====== Supplied material

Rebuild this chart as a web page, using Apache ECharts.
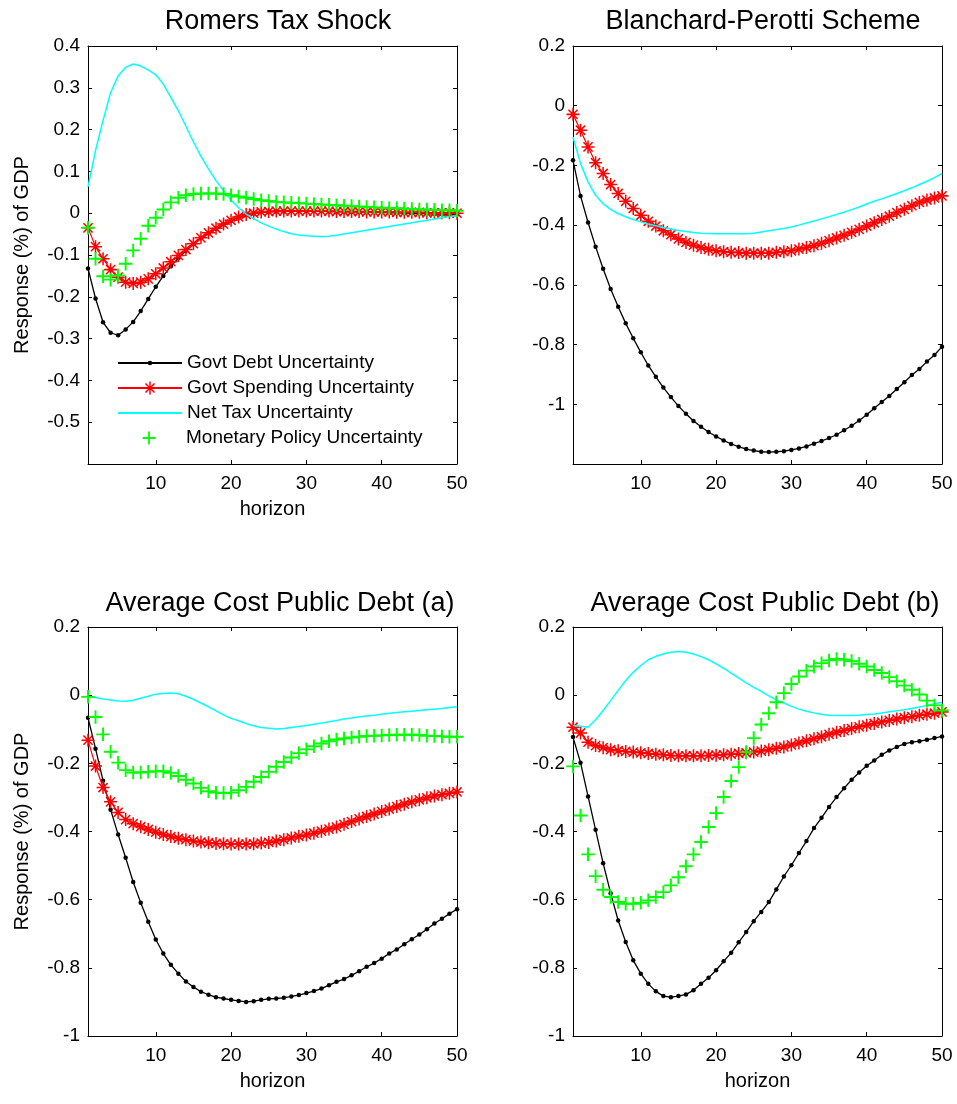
<!DOCTYPE html>
<html><head><meta charset="utf-8">
<script src="https://cdn.jsdelivr.net/npm/echarts@6/dist/echarts.min.js"></script>
<style>html,body{margin:0;padding:0;background:#fff}#c{width:957px;height:1104px}</style>
</head><body><div id="c"></div><script>
// ---------------- DATA ----------------
const horizon = [1,2,3,4,5,6,7,8,9,10,11,12,13,14,15,16,17,18,19,20,21,22,23,24,25,26,27,28,29,30,31,32,33,34,35,36,37,38,39,40,41,42,43,44,45,46,47,48,49,50];
const xTickValues = [10,20,30,40,50];
const seriesNames = ['Govt Debt Uncertainty','Govt Spending Uncertainty','Net Tax Uncertainty','Monetary Policy Uncertainty'];
const panelTitles = ['Romers Tax Shock','Blanchard-Perotti Scheme','Average Cost Public Debt (a)','Average Cost Public Debt (b)'];

// Romers Tax Shock
const romersDebt = [-0.132,-0.204,-0.261,-0.286,-0.292,-0.278,-0.260,-0.234,-0.205,-0.176,-0.150,-0.127,-0.108,-0.090,-0.074,-0.060,-0.048,-0.037,-0.027,-0.018,-0.010,-0.004,-0.001,0.002,0.003,0.004,0.004,0.005,0.005,0.005,0.005,0.005,0.004,0.004,0.004,0.003,0.003,0.003,0.002,0.002,0.001,0.001,0.000,0.000,-0.001,-0.001,-0.002,-0.002,-0.003,-0.003];
const romersSpending = [-0.035,-0.080,-0.109,-0.135,-0.153,-0.165,-0.168,-0.165,-0.157,-0.145,-0.131,-0.116,-0.101,-0.087,-0.073,-0.059,-0.047,-0.036,-0.026,-0.017,-0.009,-0.003,0.000,0.003,0.004,0.005,0.005,0.005,0.005,0.005,0.005,0.005,0.005,0.004,0.004,0.004,0.004,0.003,0.003,0.003,0.003,0.002,0.002,0.002,0.002,0.001,0.001,0.001,0.001,0.000];
const romersTax = [0.063,0.150,0.222,0.288,0.328,0.349,0.357,0.352,0.343,0.331,0.309,0.277,0.245,0.208,0.171,0.136,0.106,0.078,0.054,0.031,0.013,-0.002,-0.013,-0.023,-0.031,-0.038,-0.044,-0.049,-0.052,-0.054,-0.055,-0.056,-0.055,-0.053,-0.050,-0.047,-0.044,-0.041,-0.038,-0.035,-0.032,-0.029,-0.026,-0.023,-0.020,-0.017,-0.014,-0.011,-0.008,-0.006];
const romersMonetary = [-0.035,-0.109,-0.151,-0.159,-0.149,-0.121,-0.089,-0.061,-0.030,-0.011,0.009,0.026,0.037,0.043,0.046,0.047,0.047,0.047,0.046,0.043,0.040,0.037,0.034,0.031,0.029,0.027,0.026,0.025,0.024,0.023,0.022,0.021,0.020,0.019,0.018,0.017,0.016,0.015,0.014,0.013,0.012,0.012,0.011,0.010,0.009,0.009,0.008,0.007,0.007,0.006];

// Blanchard-Perotti Scheme
const bpDebt = [-0.183,-0.302,-0.391,-0.472,-0.546,-0.614,-0.673,-0.729,-0.779,-0.826,-0.870,-0.908,-0.944,-0.976,-1.006,-1.032,-1.056,-1.075,-1.093,-1.108,-1.121,-1.133,-1.142,-1.150,-1.155,-1.159,-1.160,-1.159,-1.157,-1.153,-1.148,-1.141,-1.132,-1.123,-1.113,-1.102,-1.087,-1.072,-1.054,-1.035,-1.013,-0.992,-0.972,-0.949,-0.926,-0.902,-0.882,-0.857,-0.835,-0.807];
const bpSpending = [-0.029,-0.082,-0.138,-0.191,-0.227,-0.264,-0.294,-0.320,-0.344,-0.367,-0.387,-0.403,-0.419,-0.432,-0.446,-0.458,-0.467,-0.475,-0.481,-0.486,-0.489,-0.491,-0.492,-0.494,-0.494,-0.494,-0.494,-0.491,-0.489,-0.486,-0.480,-0.475,-0.469,-0.461,-0.452,-0.443,-0.434,-0.424,-0.414,-0.403,-0.392,-0.381,-0.370,-0.358,-0.347,-0.335,-0.324,-0.316,-0.309,-0.302];
const bpTax = [-0.105,-0.194,-0.255,-0.300,-0.328,-0.347,-0.361,-0.372,-0.381,-0.389,-0.396,-0.402,-0.408,-0.413,-0.418,-0.421,-0.425,-0.427,-0.428,-0.429,-0.429,-0.429,-0.429,-0.429,-0.427,-0.423,-0.419,-0.415,-0.411,-0.406,-0.400,-0.393,-0.386,-0.379,-0.372,-0.364,-0.357,-0.348,-0.339,-0.329,-0.320,-0.312,-0.303,-0.294,-0.285,-0.275,-0.264,-0.253,-0.241,-0.227];

// Average Cost Public Debt (a)
const acpdADebt = [-0.066,-0.157,-0.251,-0.336,-0.409,-0.477,-0.548,-0.609,-0.665,-0.717,-0.758,-0.791,-0.817,-0.840,-0.856,-0.870,-0.879,-0.886,-0.890,-0.894,-0.897,-0.900,-0.898,-0.894,-0.891,-0.890,-0.888,-0.884,-0.880,-0.874,-0.868,-0.861,-0.851,-0.841,-0.833,-0.822,-0.810,-0.797,-0.786,-0.773,-0.758,-0.746,-0.731,-0.716,-0.702,-0.687,-0.670,-0.656,-0.641,-0.628];
const acpdASpending = [-0.132,-0.208,-0.271,-0.313,-0.344,-0.365,-0.377,-0.386,-0.394,-0.402,-0.409,-0.415,-0.420,-0.424,-0.428,-0.431,-0.433,-0.435,-0.436,-0.437,-0.437,-0.437,-0.436,-0.434,-0.432,-0.428,-0.424,-0.419,-0.414,-0.410,-0.405,-0.399,-0.393,-0.387,-0.379,-0.371,-0.363,-0.356,-0.349,-0.341,-0.334,-0.327,-0.320,-0.313,-0.307,-0.301,-0.296,-0.292,-0.288,-0.284];
const acpdATax = [-0.003,-0.007,-0.011,-0.014,-0.017,-0.018,-0.015,-0.009,-0.003,0.003,0.005,0.006,0.004,-0.003,-0.012,-0.023,-0.034,-0.046,-0.058,-0.068,-0.075,-0.083,-0.090,-0.095,-0.097,-0.099,-0.098,-0.095,-0.092,-0.089,-0.085,-0.082,-0.078,-0.074,-0.070,-0.067,-0.063,-0.061,-0.059,-0.056,-0.053,-0.051,-0.049,-0.047,-0.045,-0.043,-0.041,-0.039,-0.036,-0.034];
const acpdAMonetary = [-0.005,-0.064,-0.115,-0.166,-0.198,-0.220,-0.227,-0.227,-0.225,-0.223,-0.223,-0.228,-0.237,-0.248,-0.259,-0.272,-0.282,-0.286,-0.287,-0.286,-0.279,-0.269,-0.254,-0.240,-0.225,-0.210,-0.196,-0.183,-0.170,-0.159,-0.150,-0.142,-0.135,-0.130,-0.127,-0.124,-0.122,-0.120,-0.119,-0.118,-0.117,-0.116,-0.116,-0.116,-0.117,-0.119,-0.120,-0.121,-0.122,-0.122];

// Average Cost Public Debt (b)
const acpdBDebt = [-0.123,-0.198,-0.297,-0.395,-0.493,-0.581,-0.661,-0.724,-0.778,-0.817,-0.847,-0.869,-0.883,-0.886,-0.883,-0.878,-0.866,-0.847,-0.829,-0.807,-0.781,-0.756,-0.725,-0.695,-0.663,-0.636,-0.607,-0.570,-0.532,-0.499,-0.463,-0.428,-0.390,-0.360,-0.328,-0.299,-0.273,-0.248,-0.227,-0.207,-0.192,-0.175,-0.162,-0.152,-0.143,-0.138,-0.135,-0.131,-0.126,-0.121];
const acpdBSpending = [-0.094,-0.111,-0.138,-0.148,-0.154,-0.160,-0.163,-0.165,-0.167,-0.169,-0.171,-0.173,-0.175,-0.177,-0.178,-0.178,-0.178,-0.178,-0.177,-0.176,-0.175,-0.173,-0.171,-0.169,-0.167,-0.164,-0.160,-0.156,-0.152,-0.146,-0.140,-0.134,-0.128,-0.122,-0.115,-0.109,-0.104,-0.098,-0.093,-0.088,-0.083,-0.079,-0.074,-0.070,-0.066,-0.063,-0.059,-0.056,-0.053,-0.049];
const acpdBTax = [-0.089,-0.091,-0.094,-0.072,-0.045,-0.016,0.014,0.043,0.067,0.087,0.104,0.114,0.121,0.126,0.128,0.126,0.121,0.113,0.104,0.092,0.079,0.065,0.051,0.036,0.023,0.011,-0.002,-0.014,-0.023,-0.033,-0.041,-0.047,-0.052,-0.056,-0.059,-0.060,-0.060,-0.060,-0.059,-0.057,-0.055,-0.052,-0.049,-0.046,-0.043,-0.039,-0.035,-0.030,-0.025,-0.021];
const acpdBMonetary = [-0.209,-0.353,-0.467,-0.531,-0.571,-0.592,-0.607,-0.612,-0.612,-0.609,-0.602,-0.592,-0.578,-0.558,-0.534,-0.502,-0.467,-0.431,-0.387,-0.346,-0.299,-0.252,-0.211,-0.167,-0.126,-0.086,-0.053,-0.021,0.006,0.033,0.055,0.072,0.084,0.094,0.102,0.106,0.104,0.100,0.092,0.084,0.074,0.065,0.053,0.041,0.028,0.016,0.002,-0.016,-0.030,-0.045];

// ---------------- LAYOUT / STYLE ----------------
const FONT = '"Liberation Sans", Arial, Helvetica, sans-serif';
const panelData = [
  [romersDebt, romersSpending, romersTax, romersMonetary],
  [bpDebt, bpSpending, bpTax, null],
  [acpdADebt, acpdASpending, acpdATax, acpdAMonetary],
  [acpdBDebt, acpdBSpending, acpdBTax, acpdBMonetary]
];
const grids = [
  {left: 88, top: 46, width: 369, height: 418},
  {left: 573, top: 46, width: 369, height: 418},
  {left: 88, top: 627, width: 369, height: 409},
  {left: 573, top: 627, width: 369, height: 409}
];
const yCfg = [
  {min: -0.6, max: 0.4, interval: 0.1, hideMin: true},
  {min: -1.2, max: 0.2, interval: 0.2, hideMin: true},
  {min: -1, max: 0.2, interval: 0.2, hideMin: false},
  {min: -1, max: 0.2, interval: 0.2, hideMin: false}
];
const titlePos = [[278, 8], [763, 8], [280, 590], [765, 590]];
const showXName = [true, false, true, true];
const showYName = [true, false, true, false];

const ASTERISK = 'path://M5.3,0H6.7V12H5.3Z M0,5.3H12V6.7H0Z M2.255,1.265L10.735,9.745L9.745,10.735L1.265,2.255Z M9.745,1.265L10.735,2.255L2.255,10.735L1.265,9.745Z';
const PLUS = 'path://M5.15,0H6.85V5.15H12V6.85H6.85V12H5.15V6.85H0V5.15H5.15Z';
const styles = [
  {color: '#000000', symbol: 'circle', symbolSize: 4.5, lineWidth: 1.3, lineOpacity: 1, legendH: 5.6},
  {color: '#ff0000', symbol: ASTERISK, symbolSize: 13, lineWidth: 1.2, lineOpacity: 1, legendH: 16},
  {color: '#00ffff', symbol: 'none', symbolSize: 0, lineWidth: 1.5, lineOpacity: 1, legendH: 0.5},
  {color: '#00ff00', symbol: PLUS, symbolSize: 13.5, lineWidth: 0, lineOpacity: 0, legendH: 16}
];
const legendRowsY = [363, 388, 413, 438];

const xAxes = [], yAxes = [], series = [];
grids.forEach((g, i) => {
  const yc = yCfg[i];
  const baseX = {
    gridIndex: i, type: 'value', min: 1, max: 50,
    axisLine: {show: true, onZero: false, lineStyle: {color: '#000', width: 1}},
    axisTick: {show: true, inside: true, length: 4, customValues: xTickValues, lineStyle: {color: '#000', width: 1}},
    splitLine: {show: false}
  };
  xAxes.push(Object.assign({}, baseX, {
    position: 'bottom',
    axisLabel: {show: true, customValues: xTickValues, fontSize: 19, color: '#000', fontFamily: FONT, margin: 10},
    name: showXName[i] ? 'horizon' : '', nameLocation: 'middle', nameGap: 35,
    nameTextStyle: {fontSize: 20, color: '#000', fontFamily: FONT}
  }));
  xAxes.push(Object.assign({}, baseX, {position: 'top', axisLabel: {show: false}}));
  const baseY = {
    gridIndex: i, type: 'value', min: yc.min, max: yc.max, interval: yc.interval,
    axisLine: {show: true, onZero: false, lineStyle: {color: '#000', width: 1}},
    axisTick: {show: true, inside: true, length: 4, lineStyle: {color: '#000', width: 1}},
    splitLine: {show: false}
  };
  yAxes.push(Object.assign({}, baseY, {
    position: 'left',
    axisLabel: {show: true, fontSize: 19, color: '#000', fontFamily: FONT, margin: 8,
      formatter: v => (yc.hideMin && Math.abs(v - yc.min) < 1e-9) ? '' : String(parseFloat(v.toFixed(2)))},
    name: showYName[i] ? 'Response (%) of GDP' : '', nameLocation: 'middle', nameGap: 56, nameRotate: 90,
    nameTextStyle: {fontSize: 20, color: '#000', fontFamily: FONT}
  }));
  yAxes.push(Object.assign({}, baseY, {position: 'right', axisLabel: {show: false}}));

  panelData[i].forEach((arr, j) => {
    if (!arr) return;
    const s = styles[j];
    series.push({
      type: 'line', name: seriesNames[j], xAxisIndex: 2 * i, yAxisIndex: 2 * i,
      data: horizon.map((h, k) => [h, arr[k]]),
      symbol: s.symbol, symbolSize: s.symbolSize, showSymbol: s.symbol !== 'none',
      color: s.color,
      itemStyle: {color: s.color, borderWidth: 0},
      lineStyle: {color: s.color, width: s.lineWidth, opacity: s.lineOpacity},
      silent: true, animation: false, z: 2 + j
    });
  });
});

const legends = seriesNames.map((name, j) => ({
  data: [name], orient: 'vertical', left: 117, top: legendRowsY[j] - 9.5, padding: 0,
  itemWidth: 64, itemHeight: styles[j].legendH, itemGap: 0, selectedMode: false,
  textStyle: {fontSize: 19, color: '#000', fontFamily: FONT, lineHeight: 19},
  lineStyle: j === 3 ? {opacity: 0, width: 0} : {}
}));

const titles = panelTitles.map((t, i) => ({
  text: t, left: titlePos[i][0], top: titlePos[i][1], textAlign: 'center', padding: 0,
  textStyle: {fontSize: 27, fontWeight: 'normal', color: '#000', fontFamily: FONT}
}));

const chart = echarts.init(document.getElementById('c'), null, {renderer: 'canvas'});
chart.setOption({
  backgroundColor: '#ffffff',
  animation: false,
  title: titles,
  legend: legends,
  grid: grids,
  xAxis: xAxes,
  yAxis: yAxes,
  series: series
});
</script></body></html>
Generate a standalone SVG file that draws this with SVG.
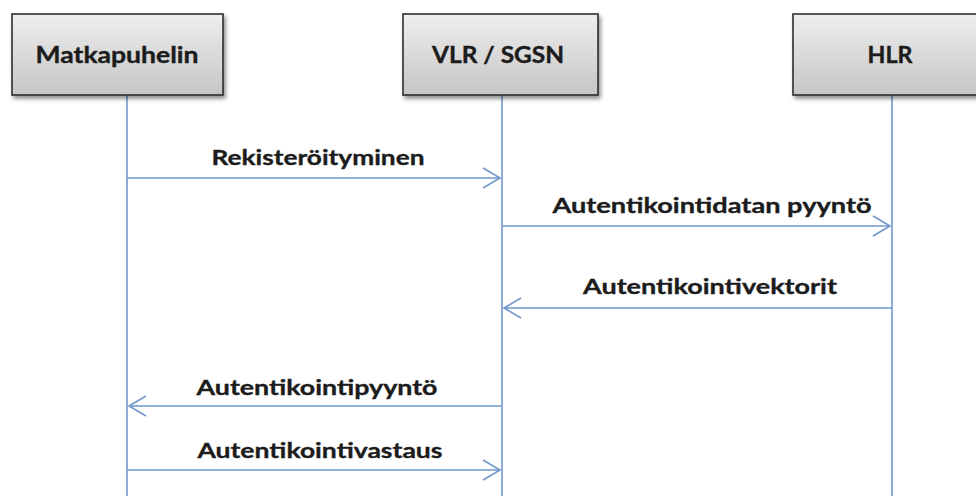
<svg xmlns="http://www.w3.org/2000/svg" width="976" height="496" viewBox="0 0 976 496">
  <defs>
    <linearGradient id="boxFill" x1="0" y1="0" x2="0" y2="1">
      <stop offset="0" stop-color="#eeeeee"/>
      <stop offset="1" stop-color="#c6c6c6"/>
    </linearGradient>
    <filter id="shadow" x="-10%" y="-10%" width="130%" height="140%">
      <feGaussianBlur in="SourceAlpha" stdDeviation="2"/>
      <feOffset dx="2" dy="3" result="blur"/>
      <feComponentTransfer><feFuncA type="linear" slope="0.45"/></feComponentTransfer>
      <feMerge><feMergeNode/><feMergeNode in="SourceGraphic"/></feMerge>
    </filter>
    <marker id="open" markerWidth="20" markerHeight="24" refX="18" refY="11" orient="auto" markerUnits="userSpaceOnUse">
      <path d="M1,1 L18,11 L1,21" fill="none" stroke="#7197cc" stroke-width="1.6"/>
    </marker>
  </defs>
  <style>
    .box { fill: url(#boxFill); stroke: #2e2e2e; stroke-width: 1.6; filter: url(#shadow); }
    .title { font-family: Lato, "Liberation Sans", sans-serif; font-weight: bold; font-size: 23px; fill: #1c1c1c; stroke: #1c1c1c; stroke-width: 0.4; text-anchor: middle; }
    .label { font-family: Lato, "Liberation Sans", sans-serif; font-weight: bold; font-size: 21.5px; fill: #1c1c1c; stroke: #1c1c1c; stroke-width: 0.35; text-anchor: middle; }
    .life { stroke: #7197cc; stroke-width: 1.6; fill: none; }
    .msg { stroke: #7197cc; stroke-width: 1.6; fill: none; marker-end: url(#open); }
  </style>

  <rect width="976" height="496" fill="#ffffff"/>

  <!-- lifelines -->
  <g id="lifelines">
    <line class="life" x1="127" y1="95" x2="127" y2="496"/>
    <line class="life" x1="502" y1="95" x2="502" y2="496"/>
    <line class="life" x1="892" y1="95" x2="892" y2="496"/>
  </g>

  <!-- participants -->
  <g id="matkapuhelin">
    <rect class="box" x="12" y="14" width="211" height="81"/>
    <text class="title" x="117" y="63" textLength="163" lengthAdjust="spacingAndGlyphs">Matkapuhelin</text>
  </g>
  <g id="vlr-sgsn">
    <rect class="box" x="403" y="14" width="195" height="81"/>
    <text class="title" x="498" y="63" textLength="132" lengthAdjust="spacingAndGlyphs">VLR / SGSN</text>
  </g>
  <g id="hlr">
    <rect class="box" x="793" y="14" width="196" height="81"/>
    <text class="title" x="890" y="63" textLength="45" lengthAdjust="spacingAndGlyphs">HLR</text>
  </g>

  <!-- messages -->
  <g id="connectors">
    <line class="msg" x1="127" y1="178" x2="500" y2="178"/>
    <line class="msg" x1="502" y1="226" x2="890" y2="226"/>
    <line class="msg" x1="892" y1="308" x2="504" y2="308"/>
    <line class="msg" x1="502" y1="406" x2="129" y2="406"/>
    <line class="msg" x1="127" y1="470" x2="500" y2="470"/>
  </g>

  <g id="labels">
    <text class="label" x="318" y="165" textLength="213" lengthAdjust="spacingAndGlyphs">Rekisteröityminen</text>
    <text class="label" x="712" y="213" textLength="319" lengthAdjust="spacingAndGlyphs">Autentikointidatan pyyntö</text>
    <text class="label" x="710" y="294" textLength="254" lengthAdjust="spacingAndGlyphs">Autentikointivektorit</text>
    <text class="label" x="317" y="395" textLength="241" lengthAdjust="spacingAndGlyphs">Autentikointipyyntö</text>
    <text class="label" x="320" y="458" textLength="245" lengthAdjust="spacingAndGlyphs">Autentikointivastaus</text>
  </g>
</svg>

============

Gather all the lines that include the word "this" and copy them out.

The response →
Rebuild this chart as a web page, using Apache ECharts.
Generate a standalone SVG file that draws this with SVG.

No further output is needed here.